In this work we analyzed a total of 715 cybersecurity and cyber forensics research articles from the years 2010–2015 from five different conferences/journals with respect to the utilization of datasets. We first categorized the dataset's origin (i.e., computer generated, experiment generated or real world), then analyzed its availability (i.e., if a dataset was released). Lastly, we examined the different kinds of datasets (e.g., malware, disk images, etc.).

Our findings illustrate that the majority of available datasets were experiment generated (over 1/2) and only around 1/3 originated from real world data. Furthermore, we show that researchers (re-)use available datasets frequently but when they have to create their own dataset, it is rarely shared with the community (less than 4%). Besides these findings, a major contribution of this work is a comprehensive list of available repositories/datasets which may be employed in research and are summarized on http://datasets.fbreitinger.de2 (a less comprehensive version of our findings is provided in Appendix A). Secondly, we provide an overview of the top 7 used in Table B.6 (in Appendix B).

Limitations

All of our data analysis was performed by manual inspection. We note that human error might have been introduced, but we attempted to alleviate the errors by conducting multiple runs. Due to time constraints, our dataset of research articles included only papers from 2010 up to 2015 from selected venues and does not include every single paper published worldwide in the cyber forensics domain. We do however believe that our research paper dataset is representative in both breadth and depth. We argue that our results are still applicable and our findings paint the picture of the state of the domain with regards to datasets.

Related work

Our study was inspired by Abt and Baier (2014) who published an article named availability of ground-truth in network security research. In their article, the authors analyzed 106 network security papers over four years (2009–2013) and concluded with three main findings: (1) many researchers manually produced their datasets, (2) datasets are often not released after the work is completed and (3) there is a lack of standardized datasets that are labeled that can be used in research. These weaknesses combined, produced one of the major disadvantages facing the cybersecurity/forensics community to this day, which is low reproducibility, comparability and peer validated research.
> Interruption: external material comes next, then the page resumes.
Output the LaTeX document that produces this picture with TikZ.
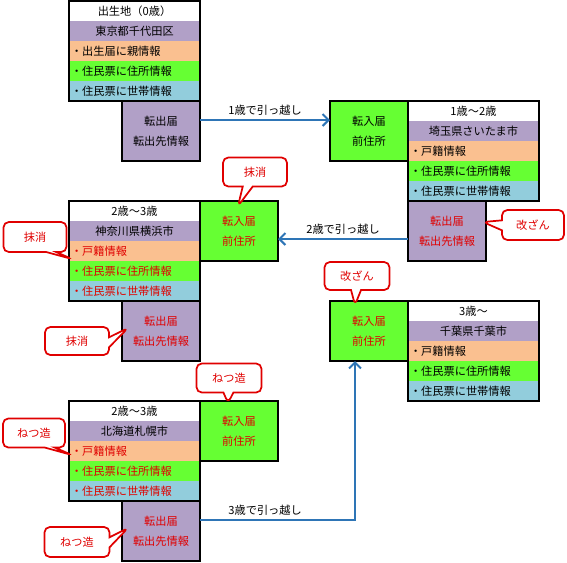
\documentclass[tikz,border=0pt]{standalone}
\usepackage{fontspec}
\setmainfont{Noto Sans CJK JP}
\usetikzlibrary{arrows.meta,shapes.callouts}

\definecolor{rowpurple}{HTML}{B1A0C7}
\definecolor{roworange}{HTML}{FAC090}
\definecolor{rowgreen}{HTML}{66FF33}
\definecolor{rowblue}{HTML}{92CDDC}
\definecolor{arrowblue}{HTML}{2E75B6}
\definecolor{notered}{HTML}{E00000}

\newdimen\pxu
\pxu=0.75pt

\tikzset{
  inforow/.style={anchor=north west, fill=#1, minimum height=20\pxu,
    text width=127\pxu, inner xsep=2\pxu, align=left},
  headrow/.style={inforow=#1, align=center},
  boxframe/.style={draw=black, line width=1.5pt},
  outbox/.style={boxframe, fill=rowpurple, minimum width=78\pxu,
    minimum height=60\pxu, align=center},
  inbox/.style={boxframe, fill=rowgreen, minimum width=78\pxu,
    minimum height=60\pxu, align=center},
  notebox/.style={rectangle callout, draw=notered, line width=1.3pt,
    fill=white, rounded corners=4pt, text=notered, align=center,
    callout pointer width=10\pxu},
  moveline/.style={draw=arrowblue, line width=1.5pt,
    -{Straight Barb[length=4.5pt,width=9pt]}},
}

\begin{document}
\begin{tikzpicture}[x=0.75pt, y=-0.75pt,
  every node/.style={font=\fontsize{8.4}{15}\selectfont, inner sep=0pt, outer sep=0pt}]
  \useasboundingbox (0,0) rectangle (567,562);

  % 0 sai: Tokyo
  \node[headrow=white] (b1-t) at (69,1) {出生地（0歳）};
  \node[headrow=rowpurple] (b1-c) at (b1-t.south west) {東京都千代田区};
  \node[inforow=roworange] (b1-r1) at (b1-c.south west) {・出生届に親情報};
  \node[inforow=rowgreen] (b1-r2) at (b1-r1.south west) {・住民票に住所情報};
  \node[inforow=rowblue] (b1-r3) at (b1-r2.south west) {・住民票に世帯情報};
  \draw[boxframe] (b1-t.north west) rectangle (b1-r3.south east);
  \node[outbox, anchor=north east] (b1-out) at (b1-r3.south east) {転出届\\転出先情報};

  % 1-2 sai: Saitama
  \node[inbox, anchor=north west] (b2-in) at (330,101) {転入届\\前住所};
  \node[headrow=white] (b2-t) at (b2-in.north east) {1歳～2歳};
  \node[headrow=rowpurple] (b2-c) at (b2-t.south west) {埼玉県さいたま市};
  \node[inforow=roworange] (b2-r1) at (b2-c.south west) {・戸籍情報};
  \node[inforow=rowgreen] (b2-r2) at (b2-r1.south west) {・住民票に住所情報};
  \node[inforow=rowblue] (b2-r3) at (b2-r2.south west) {・住民票に世帯情報};
  \draw[boxframe] (b2-t.north west) rectangle (b2-r3.south east);
  \node[outbox, anchor=north west, text=notered] (b2-out) at (b2-r3.south west) {転出届\\転出先情報};

  % 2-3 sai: Yokohama
  \node[headrow=white] (b3-t) at (69,201) {2歳～3歳};
  \node[headrow=rowpurple] (b3-c) at (b3-t.south west) {神奈川県横浜市};
  \node[inforow=roworange, text=notered] (b3-r1) at (b3-c.south west) {・戸籍情報};
  \node[inforow=rowgreen, text=notered] (b3-r2) at (b3-r1.south west) {・住民票に住所情報};
  \node[inforow=rowblue, text=notered] (b3-r3) at (b3-r2.south west) {・住民票に世帯情報};
  \draw[boxframe] (b3-t.north west) rectangle (b3-r3.south east);
  \node[inbox, anchor=north west, text=notered] (b3-in) at (b3-t.north east) {転入届\\前住所};
  \node[outbox, anchor=north east, text=notered] (b3-out) at (b3-r3.south east) {転出届\\転出先情報};

  % 3 sai-: Chiba
  \node[inbox, anchor=north west, text=notered] (b4-in) at (330,301) {転入届\\前住所};
  \node[headrow=white] (b4-t) at (b4-in.north east) {3歳～};
  \node[headrow=rowpurple] (b4-c) at (b4-t.south west) {千葉県千葉市};
  \node[inforow=roworange] (b4-r1) at (b4-c.south west) {・戸籍情報};
  \node[inforow=rowgreen] (b4-r2) at (b4-r1.south west) {・住民票に住所情報};
  \node[inforow=rowblue] (b4-r3) at (b4-r2.south west) {・住民票に世帯情報};
  \draw[boxframe] (b4-t.north west) rectangle (b4-r3.south east);

  % 2-3 sai: Sapporo
  \node[headrow=white] (b5-t) at (69,401) {2歳～3歳};
  \node[headrow=rowpurple] (b5-c) at (b5-t.south west) {北海道札幌市};
  \node[inforow=roworange, text=notered] (b5-r1) at (b5-c.south west) {・戸籍情報};
  \node[inforow=rowgreen, text=notered] (b5-r2) at (b5-r1.south west) {・住民票に住所情報};
  \node[inforow=rowblue, text=notered] (b5-r3) at (b5-r2.south west) {・住民票に世帯情報};
  \draw[boxframe] (b5-t.north west) rectangle (b5-r3.south east);
  \node[inbox, anchor=north west, text=notered] (b5-in) at (b5-t.north east) {転入届\\前住所};
  \node[outbox, anchor=north east, text=notered] (b5-out) at (b5-r3.south east) {転出届\\転出先情報};

  % moves
  \draw[moveline] ([yshift=11\pxu]b1-out.east) -- ([yshift=11\pxu]b2-in.west)
    node[midway, above=4.5\pxu, text=black] (m1) {1歳で引っ越し};
  \draw[moveline] ([yshift=-8\pxu]b2-out.west) -- ([yshift=-8\pxu]b3-in.east)
    node[midway, above=4.5\pxu, text=black] (m2) {2歳で引っ越し};
  \draw[moveline] ([yshift=11\pxu]b5-out.east) -| ([xshift=-14\pxu]b4-in.south)
    node[pos=0.21, above=4.5\pxu, text=black] (m3) {3歳で引っ越し};

  % notes
  \node[notebox, minimum width=62\pxu, minimum height=30\pxu,
    callout absolute pointer={(483,222)}] (n1) at (533,225) {改ざん};
  \node[notebox, minimum width=64\pxu, minimum height=29\pxu,
    callout absolute pointer={(238,206)}] (n2) at (255,172) {抹消};
  \node[notebox, minimum width=63\pxu, minimum height=30\pxu,
    callout absolute pointer={(72,259)}] (n3) at (35,237) {抹消};
  \node[notebox, minimum width=64\pxu, minimum height=28\pxu,
    callout absolute pointer={(128,328)}] (n4) at (77,341) {抹消};
  \node[notebox, minimum width=65\pxu, minimum height=28\pxu,
    callout absolute pointer={(355,305)}] (n5) at (357,276) {改ざん};
  \node[notebox, minimum width=65\pxu, minimum height=29\pxu,
    callout absolute pointer={(228,403)}] (n6) at (229,378) {ねつ造};
  \node[notebox, minimum width=62\pxu, minimum height=29\pxu,
    callout absolute pointer={(72,455)}] (n7) at (34,433) {ねつ造};
  \node[notebox, minimum width=65\pxu, minimum height=30\pxu,
    callout absolute pointer={(128,528)}] (n8) at (77,542) {ねつ造};
\end{tikzpicture}
\end{document}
Penrose et al. (2013) (as mentioned in the introduction) and Fitzgerald et al. (2012) also argued that it is poor common practice to perform research and not publish the underlying dataset. Another example comes from Axelsson (2010) who stated that it is “difficult to compare the results we obtain with previous results, since the data was not available for comparison”. To encourage comparative research in the field, he performed his experiment on the open Digital Corpora (see next paragraph). Hence, researchers that want to validate the study can access the dataset. Additional datasets from their work were also made available upon request. A proactive approach was taken by Garfinkel et al. (2009) who outlined the restrictions put on forensic research due to the lack of freely available, standardized datasets. Consequently, Garfinkel lead the creation of the Digital Corpora (digitalcorpora.org) – one of the first free online dataset repositories for digital forensics. Despite its popularity, it seems like the platform is no longer updated – at the time writing, the last post was from September 2014.